Brandeis Magazine
Arthur Levine ’70 Named Interim President
An undergraduate alumnus leads Brandeis for the first time in the university’s history.

Photo Credit: Mark Finkenstaedt
By Laura Gardner, P’12
From the President
Arthur Levine reflects on his Brandeis experience as he begins his role as interim president. Read his message.
On Nov. 1, Arthur Levine ’70 became the interim president of Brandeis, succeeding Ronald D. Liebowitz, who now holds the title president emeritus.
An academic leader, writer, commentator, and researcher, Levine is one of the most influential scholars studying the seismic shifts facing higher education in the U.S. He is the first undergraduate alumnus to lead the university. (President emeritus Jehuda Reinharz, GSAS PhD’72, H’11, led the university from 1994-2010.)
In late September, Liebowitz announced his intention to step down as president after eight years at the helm. In a community message, he noted he was resigning “with mixed emotions because this is an exceptional institution, which carries great meaning, especially at this time, due to the reason for its founding. At the same time, this is a valuable moment for me and for Jessica to build on our experiences to create new pathways for innovation and reform in higher education, and I resign knowing that the university will be in good hands.”
Levine takes the reins at Brandeis during a tumultuous time in higher education — declining enrollments, ballooning costs, student demand for competency-based education, and a massive shift toward digital learning are reshaping how colleges and universities survive and thrive.
The traditional four-year residential-campus experience that was once the paradigm of higher education is losing ground to on-demand, affordable, student-centered learning. In fact, says Levine, only about 20% of all college students live on campus, study full time, and are between the ages of 18-24.
“But there’s going to be this core of students and families who are still very interested in the historic residential experience,” Levine says. Brandeis is well-positioned to offer a rich campus experience and succeed in the growing marketplace for on-demand digital learning, he says, pointing to the Rabb School of Continuing Studies as a “natural laboratory” to test what might work within the larger university.
Over the past several years, Levine, a fellow of the American Academy of Arts and Sciences, and former director of the graduate higher-education program and Institute for Educational Management at Harvard, has spoken at some 50 colleges and universities as a leading education researcher. Inevitably, he says, he is asked whether the liberal arts are being supplanted by vocational education that focuses solely on career training.
He refutes this assertion categorically. “Higher education, whether it’s liberal arts or vocational studies, has always been about careers,” he says. “Always.”
In a global digital-knowledge economy, he adds, the liberal arts must evolve, as they have since the Middle Ages, when students went to a university in order to land a job, often in the church.
From 1994-2006, Levine served as president and professor at Teachers College at Columbia University, where he reoriented the school’s mission, including launching what became the Center for Educational Equity, with a focus on closing the equity gap in American education.
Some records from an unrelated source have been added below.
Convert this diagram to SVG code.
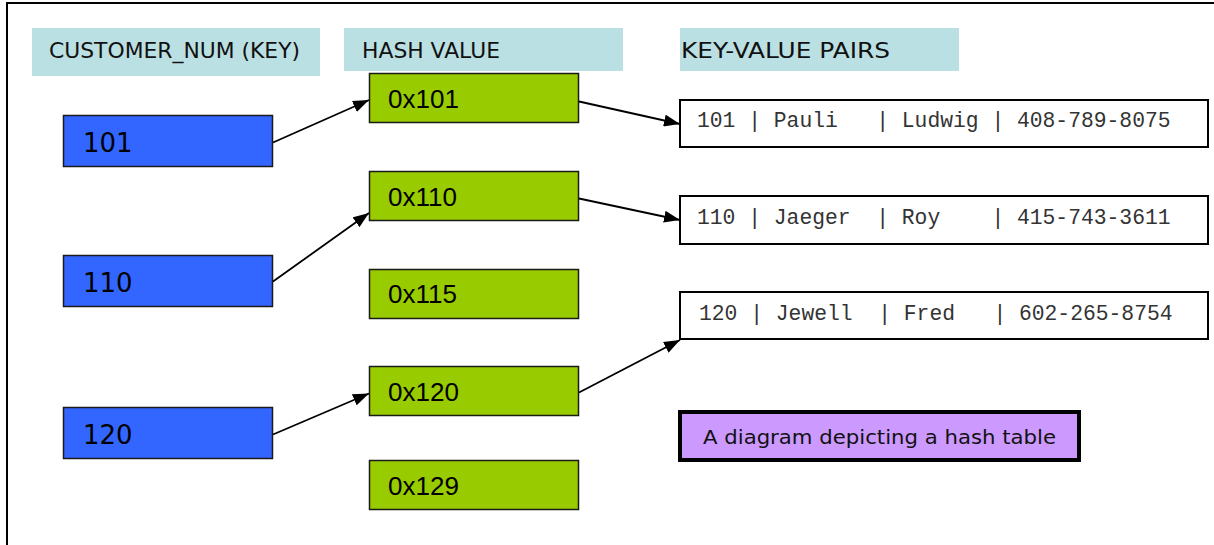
<svg xmlns="http://www.w3.org/2000/svg" width="1214" height="545" viewBox="0 0 1214 545">
  <style>
    .frame { fill: #ffffff; stroke: #000000; stroke-width: 2; }
    .head { fill: #bbe0e3; stroke: none; }
    .head-t { font-family: "DejaVu Sans", Verdana, sans-serif; font-size: 21px; fill: #111111; }
    .key { fill: #3366ff; stroke: #1a1a1a; stroke-width: 1.5; }
    .key-t { font-family: "DejaVu Sans", Verdana, sans-serif; font-size: 26px; fill: #000000; }
    .hash { fill: #99cc00; stroke: #1a1a1a; stroke-width: 1.5; }
    .hash-t { font-family: "Liberation Sans", Arial, sans-serif; font-size: 26px; fill: #000000; }
    .rec { fill: #ffffff; stroke: #000000; stroke-width: 2; }
    .rec-t { font-family: "Liberation Mono", "Courier New", monospace; font-size: 21.33px; fill: #333333; white-space: pre; }
    .note { fill: #cc99ff; stroke: #000000; stroke-width: 4; }
    .note-t { font-family: "DejaVu Sans", Verdana, sans-serif; font-size: 20px; fill: #111111; }
    .link { fill: none; stroke: #000000; stroke-width: 1.8; marker-end: url(#head); }
  </style>
  <defs>
    <marker id="head" viewBox="0 0 16 12" refX="16" refY="6" markerWidth="16" markerHeight="12" markerUnits="userSpaceOnUse" orient="auto">
      <path d="M0,0 L16,6 L0,12 Z" fill="#000000"/>
    </marker>
  </defs>

  <!-- outer frame, open to the right and bottom -->
  <rect class="frame" x="7" y="3" width="1230" height="570"/>

  <!-- column headings -->
  <g id="head-key">
    <rect class="head" x="32" y="28" width="288" height="48"/>
    <text class="head-t" x="49" y="58" textLength="251" lengthAdjust="spacingAndGlyphs">CUSTOMER_NUM (KEY)</text>
  </g>
  <g id="head-hash">
    <rect class="head" x="344" y="28" width="279" height="43"/>
    <text class="head-t" x="362" y="58" textLength="138" lengthAdjust="spacingAndGlyphs">HASH VALUE</text>
  </g>
  <g id="head-pairs">
    <rect class="head" x="680" y="28" width="279" height="43"/>
    <text class="head-t" x="681" y="58" textLength="209" lengthAdjust="spacingAndGlyphs">KEY-VALUE PAIRS</text>
  </g>

  <!-- keys -->
  <g id="key-101">
    <rect class="key" x="63.5" y="115.5" width="209" height="51"/>
    <text class="key-t" x="83" y="152">101</text>
  </g>
  <g id="key-110">
    <rect class="key" x="63.5" y="255.5" width="209" height="51"/>
    <text class="key-t" x="83" y="292">110</text>
  </g>
  <g id="key-120">
    <rect class="key" x="63.5" y="407.5" width="209" height="51"/>
    <text class="key-t" x="83" y="444">120</text>
  </g>

  <!-- hash buckets -->
  <g id="hash-0x101">
    <rect class="hash" x="369.5" y="73.5" width="209" height="49"/>
    <text class="hash-t" x="388" y="108">0x101</text>
  </g>
  <g id="hash-0x110">
    <rect class="hash" x="369.5" y="171.5" width="209" height="49"/>
    <text class="hash-t" x="388" y="206">0x110</text>
  </g>
  <g id="hash-0x115">
    <rect class="hash" x="369.5" y="269.5" width="209" height="49"/>
    <text class="hash-t" x="388" y="303">0x115</text>
  </g>
  <g id="hash-0x120">
    <rect class="hash" x="369.5" y="366.5" width="209" height="49"/>
    <text class="hash-t" x="388" y="401">0x120</text>
  </g>
  <g id="hash-0x129">
    <rect class="hash" x="369.5" y="460.5" width="209" height="49"/>
    <text class="hash-t" x="388" y="495">0x129</text>
  </g>

  <!-- stored records -->
  <g id="pair-101">
    <rect class="rec" x="680" y="100" width="528" height="47"/>
    <text class="rec-t" x="697" y="127" xml:space="preserve">101 | Pauli   | Ludwig | 408-789-8075</text>
  </g>
  <g id="pair-110">
    <rect class="rec" x="680" y="196" width="528" height="48"/>
    <text class="rec-t" x="697" y="224" xml:space="preserve">110 | Jaeger  | Roy    | 415-743-3611</text>
  </g>
  <g id="pair-120">
    <rect class="rec" x="680" y="292" width="528" height="47"/>
    <text class="rec-t" x="699" y="320" xml:space="preserve">120 | Jewell  | Fred   | 602-265-8754</text>
  </g>

  <!-- caption -->
  <g id="caption">
    <rect class="note" x="680" y="412" width="399" height="48"/>
    <text class="note-t" x="703" y="444" textLength="353" lengthAdjust="spacingAndGlyphs">A diagram depicting a hash table</text>
  </g>

  <!-- connectors -->
  <g id="connectors">
    <line class="link" x1="273" y1="142.5" x2="369" y2="100"/>
    <line class="link" x1="273" y1="281.5" x2="369" y2="213"/>
    <line class="link" x1="273" y1="434.5" x2="369" y2="393.5"/>
    <line class="link" x1="579" y1="101.5" x2="680" y2="124"/>
    <line class="link" x1="579" y1="198.5" x2="680" y2="220"/>
    <line class="link" x1="579" y1="392.5" x2="680" y2="340"/>
  </g>
</svg>
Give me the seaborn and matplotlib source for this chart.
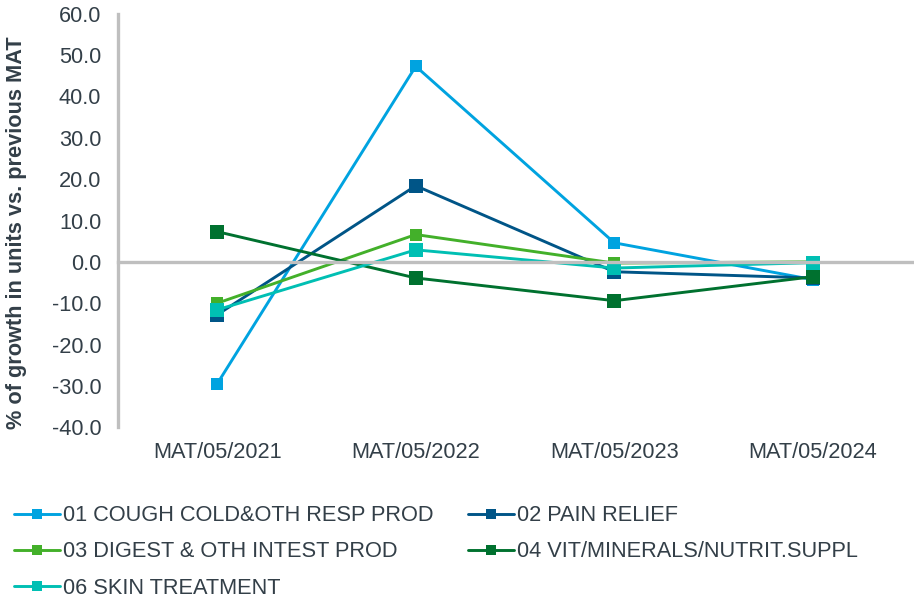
import matplotlib
matplotlib.use("Agg")
import matplotlib.pyplot as plt
from matplotlib.lines import Line2D
import seaborn as sns
import pandas as pd

periods = ["MAT/05/2021", "MAT/05/2022", "MAT/05/2023", "MAT/05/2024"]

cough_cold = [-29.5, 47.3, 4.6, -4.3]
pain_relief = [-12.8, 18.4, -2.4, -3.9]
digestive = [-10.0, 6.6, -0.3, 0.0]
vitamins = [7.3, -3.9, -9.4, -3.6]
skin = [-11.6, 2.9, -1.5, -0.2]

series_names = [
    "01 COUGH COLD&OTH RESP PROD",
    "02 PAIN RELIEF",
    "03 DIGEST & OTH INTEST PROD",
    "04 VIT/MINERALS/NUTRIT.SUPPL",
    "06 SKIN TREATMENT",
]
series_values = [cough_cold, pain_relief, digestive, vitamins, skin]
colors = ["#00A3E0", "#005587", "#43B02A", "#00712F", "#00BFB3"]
marker_sizes = [8, 9.5, 9, 9.5, 9.5]

y_ticks = [-40, -30, -20, -10, 0, 10, 20, 30, 40, 50, 60]

rows = []
for name, vals in zip(series_names, series_values):
    for i, v in enumerate(vals):
        rows.append({"period": i, "label": periods[i], "series": name, "value": v})
df = pd.DataFrame(rows)

sns.set_style("white")
plt.rcParams["font.family"] = ["Liberation Sans", "DejaVu Sans"]

text_color = "#333F48"
axis_grey = "#BFBFBF"
fs = 15.7

fig = plt.figure(figsize=(9.14, 6.0), dpi=100)
ax = fig.add_axes([0.129, 0.288, 0.869, 0.689])

palette = dict(zip(series_names, colors))
sns.lineplot(
    data=df, x="period", y="value", hue="series", hue_order=series_names,
    palette=palette, marker="s", markeredgewidth=0,
    linewidth=2.1, dashes=False, ax=ax, legend=False,
)
for line, ms in zip(ax.lines, marker_sizes):
    line.set_markersize(ms)

ax.set_xlim(-0.5, 3.5)
ax.set_ylim(-40, 60)
ax.set_yticks(y_ticks)
ax.set_yticklabels([f"{t:.1f}" for t in y_ticks])

# left spine
for side in ["top", "right"]:
    ax.spines[side].set_visible(False)
ax.spines["left"].set_color(axis_grey)
ax.spines["left"].set_linewidth(2.4)
ax.tick_params(axis="y", direction="out", length=3, width=2.4, color=axis_grey,
               labelsize=fs, labelcolor=text_color, pad=9)

# category axis drawn through zero with boundary ticks
ax.spines["bottom"].set_position(("data", 0))
ax.spines["bottom"].set_color(axis_grey)
ax.spines["bottom"].set_linewidth(2.4)
ax.set_xticks([0.5, 1.5, 2.5, 3.5])
ax.tick_params(axis="x", direction="out", length=3, width=2.4, color=axis_grey,
               labelbottom=False)

# category labels along the bottom edge
sec = ax.secondary_xaxis("bottom")
sec.set_xticks(range(len(periods)))
sec.set_xticklabels(periods)
sec.spines["bottom"].set_visible(False)
sec.tick_params(axis="x", length=0, pad=11, labelsize=fs, labelcolor=text_color)

ax.set_xlabel("")
ax.set_ylabel("% of growth in units vs. previous MAT", fontsize=fs,
              fontweight="bold", color=text_color, labelpad=18, y=0.47)

handles = [
    Line2D([], [], color=c, lw=2.1, marker="s", markersize=7, markeredgewidth=0)
    for c in colors
]
order = [0, 2, 4, 1, 3]
fig.legend(
    [handles[i] for i in order], [series_names[i] for i in order],
    loc="upper left", bbox_to_anchor=(0.015, 0.158), ncol=2, frameon=False,
    fontsize=fs, labelcolor=text_color, handlelength=2.1, handletextpad=0.15,
    columnspacing=1.6, labelspacing=0.7, borderaxespad=0, borderpad=0,
)

fig.savefig("out.png", dpi=100)
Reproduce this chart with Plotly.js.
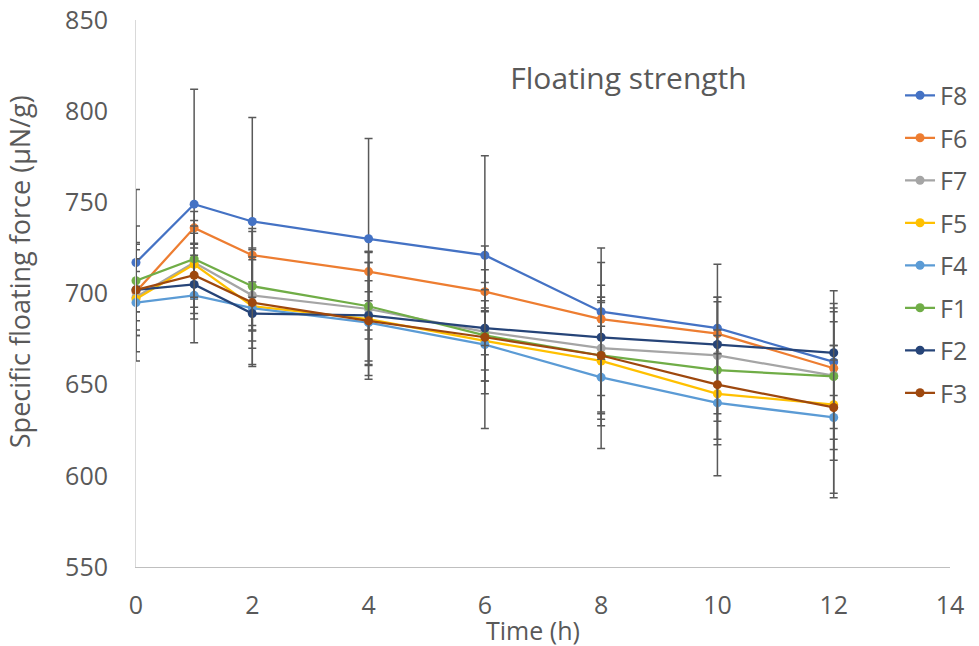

He oversaw the largest and most successful capital campaign conducted by a school of education to date, as well as significant campus investments, a reorganization of the academic departments, and faculty growth.
Earlier in his career, Levine served as president of Bradford College, in Haverhill, Massachusetts, from 1982-89. Before that, he was a senior fellow at the Carnegie Foundation for seven years.
He was president at the Woodrow Wilson National Fellowship Foundation from 2006-19. Under his leadership, the organization, which is a national leader in educator preparation and school improvement, undertook a fellowship program that collaborated with 31 universities in six states to recruit and prepare STEM teachers for careers in high-need schools.
Levine, who earned a doctorate in sociology from the State University of New York at Buffalo, has used his training to chart and make sense of the turbulent course of higher education over the past several decades. He has authored or co-authored 13 books, most recently “The Great Upheaval: Higher Education’s Past, Present, and Uncertain Future” (Johns Hopkins University Press, 2021), with Scott Van Pelt. He has written articles and opinion pieces for such outlets as The Wall Street Journal, The New York Times, The Boston Globe, and The Washington Post.
At Brandeis, Levine aims to steward the university with broad community engagement and input. “This is the time for the community to come together to dream about what we want for Brandeis,” he says. “Join me, and let’s plan the future.”